It is a little-known fact that the first band to have a record on Crass Records, outside of Crass of course, was Honey Bane in 1980. But then, it would be a little misguiding to call Honey Bane a "band" anyway.
In fact, Honey Bane was the nickname of the singer of Fatal Microbes, a band that did a split with Poison Girls in 1979 as well as a full Ep in the same year on Xntrix, a label run by Poison Girls. Fatal Microbes belonged to the first generation of anarchopunks and, beside Honey Bane, had Gem and Pete among its ranks who happened to be... Vi Subversa's children! Later on, Gem would co-found Rubella Ballet while Pete would be part of Omega Tribe (and Rubella Ballet as well at some point). Fatal Microbes were a band that combined pretty upbeat pop-punk music (in the British sense) and Honey Bane's really energetic and high-pitched vocal delivery, and garnered some good reviews at the time. Besides, it must have been uncommon to see a 14 year old girl sing about serious matters and not Christmas carol in 1979. But anyway, the story has it that Honey Bane was living at Crass HQ, aka Dial House, after the demise of Fatal Microbes, apparently running from the Social Services as she had been in a juvenile detention facility just before.

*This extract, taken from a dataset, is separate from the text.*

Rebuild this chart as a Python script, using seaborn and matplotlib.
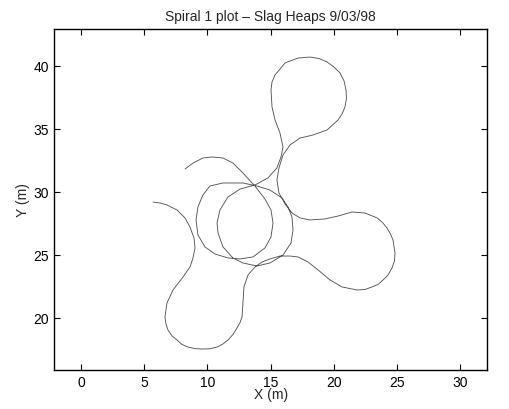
import matplotlib
matplotlib.use("Agg")
import pandas as pd
import seaborn as sns
import matplotlib.pyplot as plt

# path of the vehicle (metres), in driving order
# start -> lower left lobe -> right lobe -> top lobe -> two inner circles -> end
x_m = [5.70, 6.25, 6.80, 7.59, 8.23, 8.62, 8.94, 9.02, 8.86, 8.62,
       8.07, 7.28, 6.80, 6.64, 6.72, 6.88, 7.20, 7.59, 7.99, 8.46,
       9.02, 9.57, 10.20, 10.76, 11.23, 11.63, 12.02, 12.34, 12.58, 12.74,
       12.81, 12.89, 13.21, 13.76, 14.32, 14.95, 15.74, 16.53, 17.16, 17.96,
       18.75, 19.70, 20.65, 21.83, 22.47, 23.02, 23.50, 23.89, 24.29, 24.60,
       24.80, 24.84, 24.68, 24.48, 24.21, 23.85, 23.42, 22.47, 21.44, 20.33,
       19.30, 18.12, 17.32, 16.69, 16.14, 15.66, 15.50, 15.66, 15.98, 16.53,
       17.32, 18.35, 19.46, 20.33, 20.65, 20.88, 21.00, 20.96, 20.81, 20.49,
       20.01, 19.46, 18.83, 18.12, 17.16, 16.14, 15.74, 15.35, 15.11, 15.03,
       15.11, 15.35, 15.74, 15.98, 15.82, 15.50, 14.79, 13.76, 12.58, 11.63,
       10.99, 10.76, 10.84, 11.23, 12.02, 12.81, 13.92, 14.95, 15.98, 16.61,
       16.77, 16.69, 16.37, 15.90, 14.95, 13.92, 12.81, 11.23, 10.20, 9.65,
       9.25, 9.10, 9.25, 9.81, 10.60, 11.63, 12.58, 13.61, 14.55, 15.03,
       15.19, 15.03, 14.55, 13.76, 12.81, 12.02, 11.23, 10.36, 9.65, 8.86,
       8.23]
y_m = [29.22, 29.14, 28.99, 28.59, 27.96, 27.24, 26.37, 25.58, 24.79, 24.07,
       23.28, 22.25, 21.22, 20.11, 19.56, 19.08, 18.61, 18.29, 17.93, 17.73,
       17.60, 17.57, 17.59, 17.73, 17.97, 18.29, 18.72, 19.24, 19.67, 20.11,
       21.22, 22.49, 23.44, 24.07, 24.47, 24.71, 24.94, 24.94, 24.87, 24.47,
       23.84, 23.04, 22.49, 22.25, 22.29, 22.49, 22.69, 23.04, 23.44, 23.99,
       24.55, 25.18, 26.21, 26.69, 27.16, 27.60, 27.96, 28.35, 28.43, 28.11,
       27.88, 27.80, 27.96, 28.35, 29.07, 29.94, 30.97, 31.92, 32.95, 33.74,
       34.29, 34.53, 34.93, 35.72, 36.20, 36.75, 37.42, 38.10, 38.81, 39.45,
       39.92, 40.32, 40.59, 40.71, 40.63, 40.24, 39.76, 39.29, 38.73, 38.10,
       36.75, 35.72, 34.69, 33.58, 32.79, 31.92, 31.13, 30.57, 30.25, 29.62,
       28.59, 27.56, 26.77, 25.66, 24.79, 24.39, 24.15, 24.39, 25.02, 25.97,
       27.00, 28.03, 28.83, 29.54, 30.17, 30.49, 30.73, 30.73, 30.49, 29.78,
       28.83, 27.80, 26.61, 25.66, 25.10, 24.79, 24.71, 24.87, 25.58, 26.45,
       27.56, 28.59, 29.46, 30.49, 31.52, 32.31, 32.71, 32.79, 32.71, 32.31,
       31.84]

x_ticks = [0, 5, 10, 15, 20, 25, 30]
y_ticks = [20, 25, 30, 35, 40]

df = pd.DataFrame({"x": x_m, "y": y_m})

sns.set_style("ticks")
plt.rcParams['font.family'] = ['Liberation Sans', 'DejaVu Sans']

fig = plt.figure(figsize=(5.1, 4.09), dpi=100)
ax = fig.add_axes([0.1065, 0.0954, 0.849, 0.833])

sns.lineplot(data=df, x="x", y="y", sort=False, estimator=None,
             color="#555555", linewidth=0.65, ax=ax)

ax.set_xlim(-2.11, 32.14)
ax.set_ylim(15.91, 42.91)
ax.set_xticks(x_ticks)
ax.set_yticks(y_ticks)
ax.tick_params(direction='in', top=True, right=True, length=4, width=0.8,
               labelsize=10, colors='black', pad=4)
for s in ax.spines.values():
    s.set_linewidth(1)
    s.set_color('black')

ax.set_title("Spiral 1 plot – Slag Heaps 9/03/98", fontsize=10, pad=6)
ax.set_xlabel("X (m)", fontsize=10, labelpad=-1)
ax.set_ylabel("Y (m)", fontsize=10, labelpad=2)

fig.savefig("out.png", dpi=100)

The Poison Girls connection probably made the idea of a record possible for Honey Bane and since she was living with Crass, one could say that she was part of the family at that time. If you have never heard that brilliant Ep, the first listen will result in something like: "Well... it's great but it sounds a lot like Crass!", or even: "OMG it's SO Crass!!! XD" if you happen to be born in the 90's and spend far too much time on facebook. But in any case you wouldn't be wrong, since the backing band was... Crass. This "You can be you" Ep was basically Crass with another singer and songwriter (and they haven't fooled anyone by calling themselves "Donna and the kebabs" on the inner sleeve). So even though it was technically the first non-Crass record on Crass Records, it was nonetheless a pretty incestuous affair.

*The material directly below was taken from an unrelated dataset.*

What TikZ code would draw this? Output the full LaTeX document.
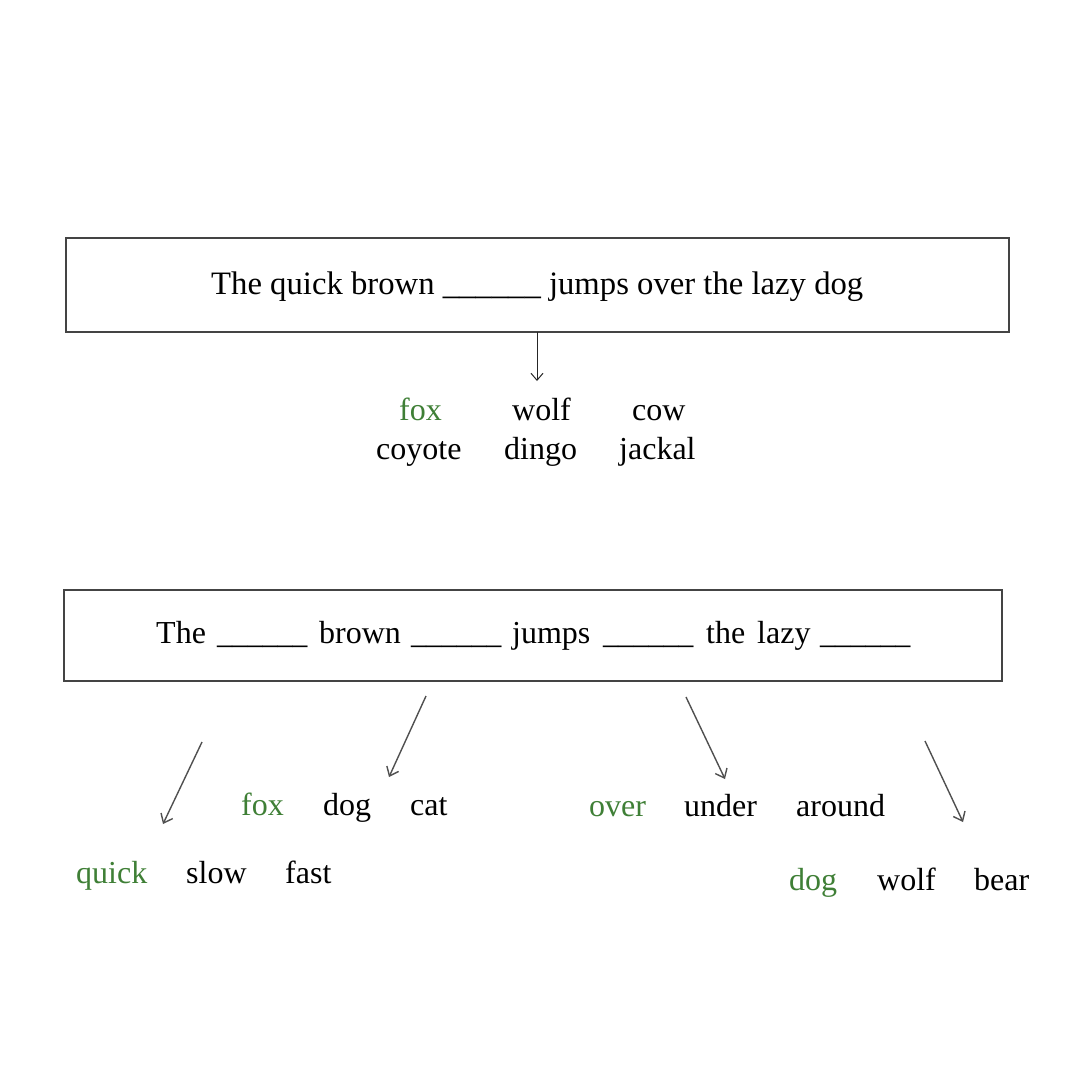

You will also notice that this Ep doesn't have the famous gatefold poster sleeve though it does have the stencil-style lettering. Musically it is a fantastic offering, half-way between Fatal Microbes's indie inventiveness and Crass harshness. It is not completely orthodox punk-rock either since there is some piano on "Porno grows" and some acoustic guitar and (unidentified) horns (I think!) on "Boring conversations". This was recorded just after the incredible "Stations of the Crass" double Lp and you can hear that the band was really tight and still focused on playing top punk songs, albeit in a Crass fashion. The groovy precision of the bass, the militaristic drumming and the distorted, trebly guitar give so much energy to the songs that it is hard not to tap your feet. Honey Bane's vocals are amazing too, somewhere between Dirt and Action Pact, tuneful, potent and yet a little screechy when need be. The instant hit on this one is obviously "Girl on the run", a poignant song about a teenage girl running from home and wandering in London's dark corners. This truly is an unsung punk classic. The song "Porno grows" is a feminist number about the sex industry and pornography while "Boring conversations" is more of a teenage rant on boredom. As was to be a rule for Crass Records, the Ep was produced by Penny and engineered by John Loder from Southern Studio where it was recorded.
Following that Ep, Honey Bane tried to go for a proper career in the music industry, released some danceable pop music on EMI and even had Jimmy Pursey as a manager at some point. Ironically, Honey Bane's Ep was supposed to be "a big piss off to the music-biz" and the small text on the backcover is a radical statement for liberation and a life outside the system (you've gotta love the anti-Sex Pistols rhetoric though!).